Он повернулся лицом ко мне. Выражение абсолютной невинности на его лице слепило ярче, чем солнце, внезапно проглянувшее над верхушкой крыши. Его имя могло быть и греческим, но все черты его лица, за исключением глаз, были классически римскими — плавная округлость лба, щек и подбородка, чуть выпяченные губы и нос. Меня поразили его глаза: никогда прежде не встречал я глаз такого бледно-лилового оттенка, в котором, вне всяких сомнений, не было ничего римского, — вклад матери-невольницы или невольника-отца, привезенных Бог весть откуда в самое сердце империи. Глаза Тирона были слишком невинны и доверчивы, чтобы принадлежать римлянину.
— Это помогает от похмелья, — повторил Тирон, — провести утро с женщиной?
Я громко рассмеялся:
— Едва ли. Гораздо чаще это часть самой болезни. Или побудительная причина, чтобы поправиться до следующего раза.
Он посмотрел на лежащую перед ним еду и вежливо, но без восторга подцепил двумя пальцами кусочек сыра. Очевидно, что даже рабская доля приучила его к лучшей пище.
— Тогда, может быть, хлеб и сыр?
— Еда помогает, если от нее не стошнит. Но лучшему лекарству от похмелья научил меня в Александрии один мудрый врач лет десять тому назад — кажется, мне было тогда примерно столько же, сколько и тебе, и был я охоч до вина. С тех пор оно всегда меня выручало. Видишь ли, его теория состояла в том, что, когда человек напивается, некоторые соки, содержащиеся в вине, вместо того, чтобы раствориться в желудке, поднимаются, подобно гнилым испарениям, в голову.
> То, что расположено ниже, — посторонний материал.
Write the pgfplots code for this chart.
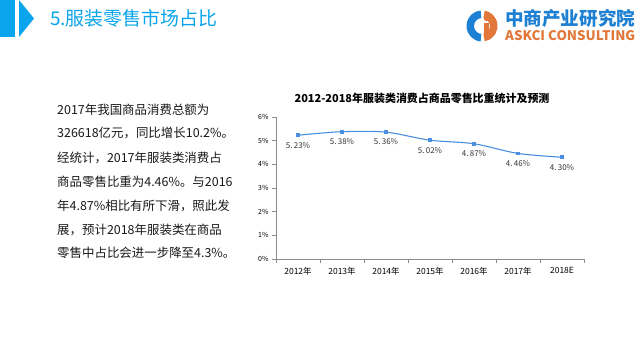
\documentclass[border=0pt]{standalone}
\usepackage{fontspec}
\setmainfont{Noto Sans CJK SC}
\usepackage{graphicx}
\usepackage{pgfplots}
\pgfplotsset{compat=1.18}
\definecolor{hdr}{HTML}{0AA5EC}
\definecolor{logoblue}{HTML}{1E80D2}
\definecolor{logoorange}{HTML}{E2773A}
\definecolor{linec}{HTML}{4A90DE}
\definecolor{axgray}{HTML}{8C8C8C}
\begin{document}
\begin{tikzpicture}[x=1bp,y=1bp]
\path[use as bounding box, fill=white] (0,0) rectangle (640,360);
% header
\fill[hdr] (0,323) rectangle (15,360);
\fill[hdr] (19,360) -- (34,341.5) -- (19,323) -- cycle;
\node[anchor=west, text=hdr, font=\fontsize{19}{21}\selectfont, inner sep=0] at (50,342) {5.服装零售市场占比};
% logo icon
\fill[logoblue, shift={(482,334)}] (95:15.5) arc[start angle=95,end angle=265,radius=15.5] -- (265:8) arc[start angle=265,end angle=95,radius=8] -- cycle;
\fill[logoorange, shift={(482,334)}] (80:15.5) arc[start angle=80,end angle=-80,radius=15.5] -- (-80:8) arc[start angle=-80,end angle=80,radius=8] -- cycle;
\fill[logoorange] (484,322) rectangle (489,337);
\fill[logoorange] (486.5,341.5) circle (2.6);
% logo text
\node[anchor=west, inner sep=0, text=logoblue, font=\fontsize{18}{20}\selectfont\bfseries] at (505,342) {\resizebox{130bp}{!}{中商产业研究院}};
\node[anchor=west, inner sep=0, text=logoorange, font=\bfseries] at (505,324) {\resizebox{130bp}{10bp}{ASKCI CONSULTING}};
% left text
\begin{scope}[every node/.style={anchor=west, inner sep=0, font=\fontsize{12.5}{14}\selectfont, text=black!90}]
\node at (57,250) {2017年我国商品消费总额为};
\node at (57,227) {326618亿元，同比增长10.2\%。};
\node at (57,202) {经统计，2017年服装类消费占};
\node at (57,178) {商品零售比重为4.46\%。与2016};
\node at (57,154) {年4.87\%相比有所下滑，照此发};
\node at (57,130) {展，预计2018年服装类在商品};
\node at (57,107) {零售中占比会进一步降至4.3\%。};
\end{scope}
% chart title
\node[inner sep=0, font=\fontsize{11}{12}\selectfont\bfseries] at (422,262) {2012-2018年服装类消费占商品零售比重统计及预测};
\begin{axis}[
 at={(276bp,101bp)}, anchor=south west, scale only axis,
 width=308bp, height=142bp,
 xmin=-0.5, xmax=6.5, ymin=0, ymax=6,
 axis x line*=bottom, axis y line*=left,
 axis line style={axgray, line width=0.8bp, -},
 xtick={0,...,6},
 xticklabels={2012年,2013年,2014年,2015年,2016年,2017年,2018E},
 major x tick style={draw=none},
 minor xtick={-0.5,0.5,1.5,2.5,3.5,4.5,5.5,6.5},
 minor x tick style={axgray, line width=0.8bp},
 tick align=outside,
 minor tick length=4bp, major tick length=4bp,
 ytick={0,1,2,3,4,5,6},
 yticklabels={0\%,1\%,2\%,3\%,4\%,5\%,6\%},
 y tick style={axgray, line width=0.8bp},
 xticklabel style={font=\fontsize{8.5}{9}\selectfont, text=black, yshift=-1bp},
 yticklabel style={font=\fontsize{7}{8}\selectfont, text=black},
 clip=false,
]
\addplot[linec, line width=1.1bp, smooth, mark=square*, mark size=1.3bp,
 mark options={fill=linec, draw=linec},
 nodes near coords, point meta=explicit symbolic,
 every node near coord/.append style={anchor=north, font=\fontsize{8}{9}\selectfont, text=black!80, yshift=-3bp}]
 coordinates {
 (0,5.23) [5.\,23\%]
 (1,5.38) [5.\,38\%]
 (2,5.36) [5.\,36\%]
 (3,5.02) [5.\,02\%]
 (4,4.87) [4.\,87\%]
 (5,4.46) [4.\,46\%]
 (6,4.30) [4.\,30\%]
 };
\end{axis}
\end{tikzpicture}
\end{document}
Из-за этого выделяемая мозгом флегма отвердевает, вызывая распухание и воспаление мозга. В конце концов эти соки рассасываются, и флегма размягчается. Потому-то никто не умирает от похмелья, сколь бы мучительной ни была боль.
— Выходит, что единственное лекарство — время?
— Если не считать более быстродействующего: мысли. Сосредоточенное упражнение разума. Видишь ли, если верить моему приятелю, мышление осуществляется в мозге, используя в качестве смазки выделившуюся флегму. Когда флегма загрязняется или отвердевает, начинается головная боль. Однако мысленное усилие производит свежую флегму, которая размягчает и растворяет старую; чем напряженнее думаешь, тем больше производится флегмы. Таким образом, напряженная сосредоточенность мысли ускорит естественное выздоровление от похмелья, промыв воспаленную ткань от вредных соков и обновив смазку между перепонками.